Финал «Диалога» прочитывается тем самым вполне ясно и последовательно: раб-рассудок, доведенный до отчаяния неразрешимыми противоречиями мира, советует покончить с собой, господин-воля категорически не желает следовать этому совету и уже готов уничтожить рассудок, чтобы тот не мешал ему жить своим отчаянием, — то есть впасть в радостное безумие, коль скоро разум несет такую скорбь («Раб, я тебя убью, отправлю первым!»), — но тут же выясняется, что без рассудка тоже не выживешь («А господин мой хоть на три дня меня переживет ли?»).
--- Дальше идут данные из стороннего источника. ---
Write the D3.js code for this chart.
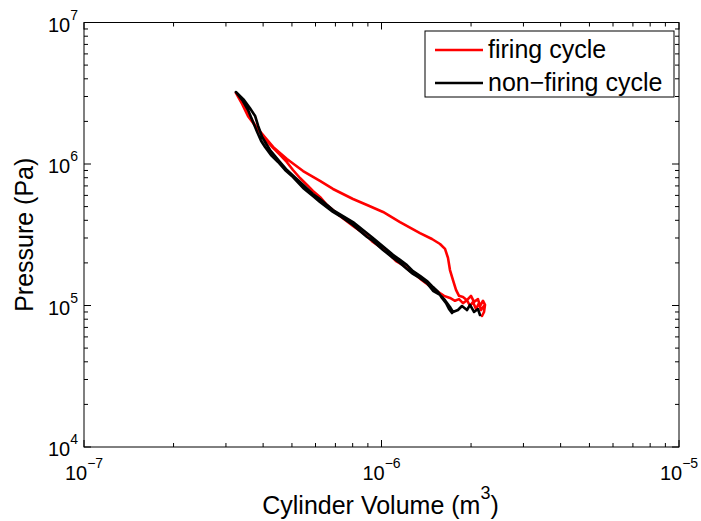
<!DOCTYPE html>
<html>
<head>
<meta charset="utf-8">
<script src="https://cdn.jsdelivr.net/npm/d3@7"></script>
<style>
  body { margin: 0; background: #fff; }
  text { font-family: Arial, "Liberation Sans", Helvetica, sans-serif; fill: #000; }
</style>
</head>
<body>
<svg width="701" height="521"></svg>
<script>
// P-V diagram, log-log axes

// Firing cycle: intake wiggles -> compression -> expansion -> blowdown
const firingV = [2.21e-6, 2.16e-6, 2.127e-6, 2.078e-6, 2.03e-6, 1.984e-6, 1.938e-6, 1.879e-6, 1.822e-6, 1.766e-6, 1.699e-6,
  1.623e-6, 1.548e-6, 1.456e-6, 1.368e-6, 1.306e-6, 1.247e-6, 1.181e-6, 1.119e-6, 1.068e-6, 1.012e-6, 9.36e-7, 8.94e-7,
  8.02e-7, 7.25e-7, 6.56e-7, 6.21e-7, 5.88e-7, 5.62e-7, 5.32e-7, 5.04e-7, 4.81e-7, 4.56e-7, 4.32e-7, 4.12e-7, 3.97e-7,
  3.85e-7, 3.70e-7, 3.56e-7, 3.45e-7, 3.35e-7, 3.24e-7,
  3.40e-7, 3.56e-7, 3.79e-7, 4.00e-7, 4.32e-7, 4.81e-7, 5.45e-7, 6.21e-7, 6.87e-7, 8.02e-7, 8.94e-7, 1.012e-6, 1.154e-6,
  1.347e-6, 1.478e-6, 1.573e-6, 1.635e-6, 1.673e-6, 1.699e-6, 1.739e-6, 1.780e-6, 1.822e-6, 1.879e-6, 1.938e-6, 1.999e-6,
  2.046e-6, 2.110e-6, 2.143e-6, 2.194e-6, 2.228e-6, 2.211e-6, 2.177e-6];
const firingP = [9.92e4, 9.29e4, 1.04e5, 9.45e4, 1.06e5, 9.92e4, 1.09e5, 1.04e5, 1.11e5, 1.08e5, 1.13e5,
  1.17e5, 1.25e5, 1.37e5, 1.51e5, 1.64e5, 1.75e5, 1.93e5, 2.06e5, 2.28e5, 2.51e5, 2.81e5, 3.10e5,
  3.65e5, 4.29e5, 5.13e5, 5.85e5, 6.45e5, 7.11e5, 7.96e5, 9.07e5, 1.03e6, 1.16e6, 1.30e6, 1.45e6, 1.60e6,
  1.74e6, 1.98e6, 2.33e6, 2.57e6, 2.88e6, 3.18e6,
  2.66e6, 2.18e6, 1.83e6, 1.60e6, 1.32e6, 1.085e6, 8.92e5, 7.59e5, 6.66e5, 5.66e5, 5.13e5, 4.58e5, 3.89e5,
  3.25e5, 2.95e5, 2.72e5, 2.51e5, 2.17e5, 1.78e5, 1.51e5, 1.29e5, 1.17e5, 1.15e5, 1.09e5, 1.17e5,
  1.06e5, 1.11e5, 9.92e4, 1.08e5, 1.01e5, 9.00e4, 8.43e4];

// Non-firing (motored) cycle
const nonFiringV = [2.143e-6, 2.110e-6, 2.046e-6, 1.984e-6, 1.938e-6, 1.864e-6, 1.807e-6, 1.739e-6, 1.699e-6, 1.635e-6,
  1.573e-6, 1.490e-6, 1.422e-6, 1.347e-6, 1.276e-6, 1.218e-6, 1.154e-6, 1.093e-6, 1.012e-6, 9.36e-7, 8.94e-7, 8.02e-7,
  7.25e-7, 6.87e-7, 6.21e-7, 5.88e-7, 5.45e-7, 5.04e-7, 4.74e-7, 4.49e-7, 4.25e-7, 4.06e-7, 3.94e-7, 3.82e-7, 3.70e-7,
  3.56e-7, 3.42e-7, 3.24e-7,
  3.45e-7, 3.61e-7, 3.76e-7, 3.85e-7, 3.97e-7, 4.22e-7, 4.56e-7, 4.81e-7, 5.32e-7, 5.88e-7, 6.21e-7, 6.87e-7, 8.02e-7,
  9.36e-7, 1.027e-6, 1.093e-6, 1.154e-6, 1.218e-6, 1.276e-6, 1.347e-6, 1.422e-6, 1.490e-6, 1.548e-6, 1.597e-6, 1.648e-6,
  1.686e-6, 1.726e-6];
const nonFiringP = [8.57e4, 9.45e4, 9.00e4, 1.01e5, 9.29e4, 9.92e4, 9.29e4, 9.00e4, 9.76e4, 1.09e5,
  1.19e5, 1.27e5, 1.44e5, 1.56e5, 1.67e5, 1.81e5, 2.00e5, 2.17e5, 2.47e5, 2.86e5, 3.05e5, 3.71e5,
  4.29e5, 4.58e5, 5.39e5, 5.94e5, 6.77e5, 8.09e5, 9.07e5, 1.033e6, 1.158e6, 1.319e6, 1.454e6, 1.683e6, 1.981e6,
  2.408e6, 2.788e6, 3.228e6,
  2.834e6, 2.488e6, 2.184e6, 1.856e6, 1.551e6, 1.256e6, 1.033e6, 9.07e5, 7.46e5, 6.14e5, 5.66e5, 4.73e5, 3.89e5,
  3.00e5, 2.55e5, 2.28e5, 2.10e5, 1.93e5, 1.75e5, 1.62e5, 1.49e5, 1.35e5, 1.25e5, 1.13e5, 1.04e5,
  9.45e4, 8.85e4];

const seriesNames = ["firing cycle", "non\u2212firing cycle"];
const seriesColors = ["#ff0000", "#000000"];

const xDomain = [1e-7, 1e-5];
const yDomain = [1e4, 1e7];
const xMajor = [1e-7, 1e-6, 1e-5];
const yMajor = [1e4, 1e5, 1e6, 1e7];

// Layout
const svg = d3.select("svg");
const plotL = 84, plotR = 679, plotT = 22.5, plotB = 447;

const x = d3.scaleLog().domain(xDomain).range([plotL, plotR]);
const y = d3.scaleLog().domain(yDomain).range([plotB, plotT]);

// Curves
const line = d3.line().x(d => x(d[0])).y(d => y(d[1]));
const series = [
  d3.zip(firingV, firingP),
  d3.zip(nonFiringV, nonFiringP)
];

const g = svg.append("g");
series.forEach(function(pts, i) {
    g.append("path")
        .attr("d", line(pts))
        .attr("fill", "none")
        .attr("stroke", seriesColors[i])
        .attr("stroke-width", 2.6)
        .attr("stroke-linejoin", "round")
        .attr("stroke-linecap", "round");
});

// Box and inward ticks on all four sides
const axes = svg.append("g").attr("stroke", "#000").attr("stroke-width", 1);
axes.append("rect")
    .attr("x", plotL).attr("y", plotT)
    .attr("width", plotR - plotL).attr("height", plotB - plotT)
    .attr("fill", "none");

const isMajor = v => Math.abs(Math.log10(v) - Math.round(Math.log10(v))) < 1e-9;

x.ticks().forEach(function(v) {
    let len = isMajor(v) ? 7 : 4;
    axes.append("line").attr("x1", x(v)).attr("x2", x(v)).attr("y1", plotB).attr("y2", plotB - len);
    axes.append("line").attr("x1", x(v)).attr("x2", x(v)).attr("y1", plotT).attr("y2", plotT + len);
});
y.ticks().forEach(function(v) {
    let len = isMajor(v) ? 7 : 4;
    axes.append("line").attr("y1", y(v)).attr("y2", y(v)).attr("x1", plotL).attr("x2", plotL + len);
    axes.append("line").attr("y1", y(v)).attr("y2", y(v)).attr("x1", plotR).attr("x2", plotR - len);
});

// Tick labels: 10 with superscript exponent
function powLabel(sel, v) {
    let e = Math.round(Math.log10(v));
    sel.append("tspan").text("10");
    sel.append("tspan").attr("dy", -12).attr("font-size", 14).text(String(e).replace("-", "\u2212"));
}

xMajor.forEach(function(v) {
    let t = svg.append("text")
        .attr("x", x(v)).attr("y", plotB + 33)
        .attr("font-size", 20)
        .attr("text-anchor", "middle");
    powLabel(t, v);
});
yMajor.forEach(function(v) {
    let t = svg.append("text")
        .attr("x", plotL - 6).attr("y", y(v) + 9)
        .attr("font-size", 20)
        .attr("text-anchor", "end");
    powLabel(t, v);
});

// Axis titles
let xt = svg.append("text")
    .attr("x", (plotL + plotR) / 2 - 1).attr("y", 514)
    .attr("font-size", 25)
    .attr("text-anchor", "middle");
xt.append("tspan").text("Cylinder Volume (m");
xt.append("tspan").attr("dy", -15).attr("font-size", 18).text("3");
xt.append("tspan").attr("dy", 15).text(")");

svg.append("text")
    .attr("transform", "translate(33," + ((plotT + plotB) / 2) + ") rotate(-90)")
    .attr("font-size", 25)
    .attr("text-anchor", "middle")
    .text("Pressure (Pa)");

// Legend
const legend = svg.append("g");
legend.append("rect")
    .attr("x", 425).attr("y", 31).attr("width", 249).attr("height", 66)
    .attr("fill", "#fff").attr("stroke", "#000").attr("stroke-width", 1);
seriesNames.forEach(function(name, i) {
    let ly = 50 + i * 33;
    legend.append("line")
        .attr("x1", 435).attr("x2", 483).attr("y1", ly).attr("y2", ly)
        .attr("stroke", seriesColors[i]).attr("stroke-width", 2.6);
    legend.append("text")
        .attr("x", 488).attr("y", ly + 8)
        .attr("font-size", 25)
        .text(name);
});
</script>
</body>
</html>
Итак, «Диалог» в целом говорит читателю попросту: «Во многой мудрости впрямь много печали, головой весь мир не охватишь, но жить-то надо, а значит, надо жить с головой». Это и впрямь урок, вписывающийся в трезвую до горечи, но гедонистическую культурную парадигму Месопотамии и способный обеспечить «Диалогу» ту популярность в рамках указанной парадигмы, какой он пользовался на деле.